Gas monitoring devices, such as gas spectrometers, are utilized in a wide variety of industrial and medical applications to monitor the presence and concentration of one or more predefined components in a gas sample. Typically, light of a known spectral content is directed through a gas sample and the intensity of the transmitted light at a number of different center-wavelengths is detected. By utilizing known light absorption characteristics of the predefined gas components at the center-wavelengths, the detected light intensities provide a basis to determine, via statistical processing, the concentrations of the predefined components. As will be appreciated, it is important that the initial calibration conditions of the spectrometer be maintained in order to accurately relate the measured light intensities to gas component concentrations.

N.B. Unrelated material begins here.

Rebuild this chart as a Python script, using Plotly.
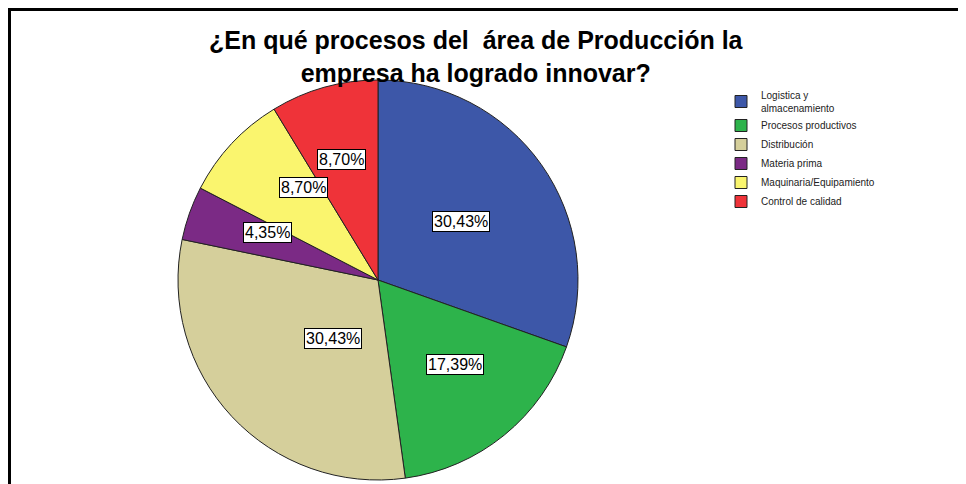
import math
import plotly.graph_objects as go

categories = ["Logistica y<br>almacenamiento", "Procesos productivos", "Distribución",
              "Materia prima", "Maquinaria/Equipamiento", "Control de calidad"]
percentages = [30.43, 17.39, 30.43, 4.35, 8.70, 8.70]
colors = ["#3D57A8", "#2DB34B", "#D5CF9B", "#7B2A85", "#FAF56E", "#EF3339"]
title_text = "¿En qué procesos del  área de Producción la<br>empresa ha logrado innovar?"

OFF = 8                      # page body margin
W, H = 966 - OFF, 484 - OFF  # figure size


def px_x(p):  # page pixel -> paper fraction
    return (p - OFF) / W


def px_y(p):
    return 1 - (p - OFF) / H


cx, cy, R = 378, 280, 200  # pie centre / radius (page pixels)

fig = go.Figure(go.Pie(
    labels=categories,
    values=percentages,
    sort=False,
    direction="clockwise",
    rotation=0,
    marker=dict(colors=colors, line=dict(color="#222222", width=1)),
    textinfo="none",
    hoverinfo="label+percent",
    domain=dict(x=[px_x(cx - R), px_x(cx + R)], y=[px_y(cy + R), px_y(cy - R)]),
))

# value labels in white boxes
total = sum(percentages)
cum = 0
annotations = []
for v in percentages:
    share = v / total
    mid = (cum + v / 2) / total * 2 * math.pi
    cum += v
    frac = 0.75 - 0.8 * share
    ppx = cx + frac * R * math.sin(mid)
    ppy = cy - frac * R * math.cos(mid)
    annotations.append(dict(
        x=px_x(ppx), y=px_y(ppy), xref="paper", yref="paper",
        text=f"{v:.2f}%".replace(".", ","), showarrow=False,
        font=dict(family="Liberation Sans, Arial", size=16, color="black"),
        bgcolor="white", bordercolor="black", borderwidth=1, borderpad=1,
    ))

annotations.append(dict(
    x=px_x(476), y=px_y(57), xref="paper", yref="paper", xanchor="center", yanchor="middle",
    text=f"<b>{title_text}</b>", showarrow=False,
    font=dict(family="Liberation Sans, Arial", size=25, color="black"),
))

fig.update_layout(
    width=W, height=H,
    margin=dict(l=0, r=0, t=0, b=0),
    paper_bgcolor="white", plot_bgcolor="white",
    legend=dict(x=px_x(721), y=px_y(82), xanchor="left", yanchor="top",
                font=dict(family="Liberation Sans, Arial", size=10, color="#222222"),
                tracegroupgap=0, itemwidth=30, bgcolor="rgba(0,0,0,0)"),
    annotations=annotations,
    shapes=[
        dict(type="line", xref="paper", yref="paper", x0=px_x(8), x1=1, y0=px_y(9.5), y1=px_y(9.5),
             line=dict(color="black", width=3)),
        dict(type="line", xref="paper", yref="paper", x0=px_x(9.5), x1=px_x(9.5), y0=0, y1=px_y(8),
             line=dict(color="black", width=3)),
    ],
)

fig.write_html("out.html")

This is particularly true in respiratory gas spectrometers used to measure the concentration of carbon dioxide and/or oxygen and one or more anesthetic agents, such as nitrous oxide, halothane, enflurane, isoflurane, sevoflurane and desflurane, in a respiratory gas stream. In such applications, a separate sample stream is typically drawn from the patient respiratory gas assembly and directed into a sample chamber that is positioned on the optical path between the light source and the detector. To maintain high accuracy, any significant absorbers of light at the center-wavelengths of interest that are on the optical pathway between the light source and detector should be accounted for during calibration and the related calibration conditions should be maintained during use.
Given such calibration considerations, the optical pathway(s) utilized in respiratory gas spectrometers may be disposed within a sealed housing. Because even a small variation in the concentration of absorbers of light, such as carbon dioxide, may require recalibration, it is important that the housing be adequately sealed from sources of gaseous contaminants. In this regard, it should be noted that, given the responsivity needs of respiratory gas spectrometers, it has been found desirable to utilize light sources operating at relatively high temperatures (e.g., temperatures exceeding 900.degree. C.). In particular, such light sources may comprise one or more ceramic elements for actual radiation transmission. While such sources provide high responsivity they also generate a large amount of heat which can present challenges for maintaining a sealed environment.

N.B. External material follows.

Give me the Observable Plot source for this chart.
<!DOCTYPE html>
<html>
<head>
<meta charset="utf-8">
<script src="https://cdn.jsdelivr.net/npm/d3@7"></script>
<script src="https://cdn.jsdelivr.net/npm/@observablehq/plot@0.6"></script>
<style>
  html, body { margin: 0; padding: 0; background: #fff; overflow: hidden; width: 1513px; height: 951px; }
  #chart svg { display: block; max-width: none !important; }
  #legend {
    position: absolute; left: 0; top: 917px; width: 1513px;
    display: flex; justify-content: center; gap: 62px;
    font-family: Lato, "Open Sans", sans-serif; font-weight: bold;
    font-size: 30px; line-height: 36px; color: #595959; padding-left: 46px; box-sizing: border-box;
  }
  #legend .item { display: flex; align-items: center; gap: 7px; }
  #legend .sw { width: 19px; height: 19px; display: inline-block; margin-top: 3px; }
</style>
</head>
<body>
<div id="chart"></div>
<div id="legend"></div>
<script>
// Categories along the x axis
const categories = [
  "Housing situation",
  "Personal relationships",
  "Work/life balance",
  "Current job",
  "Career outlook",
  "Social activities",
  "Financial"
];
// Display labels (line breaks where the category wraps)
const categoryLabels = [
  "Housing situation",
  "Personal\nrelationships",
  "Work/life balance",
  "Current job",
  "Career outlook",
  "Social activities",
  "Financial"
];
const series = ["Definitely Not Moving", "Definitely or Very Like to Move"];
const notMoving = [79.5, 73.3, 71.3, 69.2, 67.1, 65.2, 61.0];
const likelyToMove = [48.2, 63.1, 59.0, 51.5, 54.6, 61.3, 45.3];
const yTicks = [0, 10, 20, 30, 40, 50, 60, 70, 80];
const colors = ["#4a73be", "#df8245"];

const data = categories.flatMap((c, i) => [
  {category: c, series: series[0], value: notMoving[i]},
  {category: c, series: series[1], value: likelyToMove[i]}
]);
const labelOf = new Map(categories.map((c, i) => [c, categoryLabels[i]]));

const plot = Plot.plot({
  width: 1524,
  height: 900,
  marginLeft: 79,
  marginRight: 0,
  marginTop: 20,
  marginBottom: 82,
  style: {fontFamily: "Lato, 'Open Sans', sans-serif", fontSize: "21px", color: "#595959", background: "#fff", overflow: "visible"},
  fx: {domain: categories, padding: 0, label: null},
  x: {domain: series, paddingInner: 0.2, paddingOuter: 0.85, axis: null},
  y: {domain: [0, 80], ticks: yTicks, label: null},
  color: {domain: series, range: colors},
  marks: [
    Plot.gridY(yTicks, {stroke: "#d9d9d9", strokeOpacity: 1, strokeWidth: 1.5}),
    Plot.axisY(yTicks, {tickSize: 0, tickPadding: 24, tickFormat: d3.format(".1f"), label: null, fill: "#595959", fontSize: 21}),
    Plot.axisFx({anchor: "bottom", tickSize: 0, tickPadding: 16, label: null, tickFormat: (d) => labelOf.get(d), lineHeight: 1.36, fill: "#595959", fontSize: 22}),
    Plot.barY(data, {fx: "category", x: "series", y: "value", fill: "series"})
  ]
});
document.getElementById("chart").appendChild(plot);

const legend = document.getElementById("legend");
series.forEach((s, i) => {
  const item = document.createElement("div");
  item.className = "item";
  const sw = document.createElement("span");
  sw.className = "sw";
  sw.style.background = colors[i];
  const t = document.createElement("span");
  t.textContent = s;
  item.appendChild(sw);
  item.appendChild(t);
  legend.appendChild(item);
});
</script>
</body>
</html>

More particularly, the present inventors have recognized that the use of a high temperature light source may affect the sealing of a gas spectrometer due to, for example, outgassing from or leakage through/around sealing components (e.g., gaskets, o-rings, sealing compounds, and the like) and leakage due to differing thermal expansion/contraction rates of adjoined components. Further, it has been recognized that excessive heat transfer from a high temperature light source may adversely impact the operation/calibration of electrical componentry used in a spectrometer, including in particular the radiation detectors employed therein.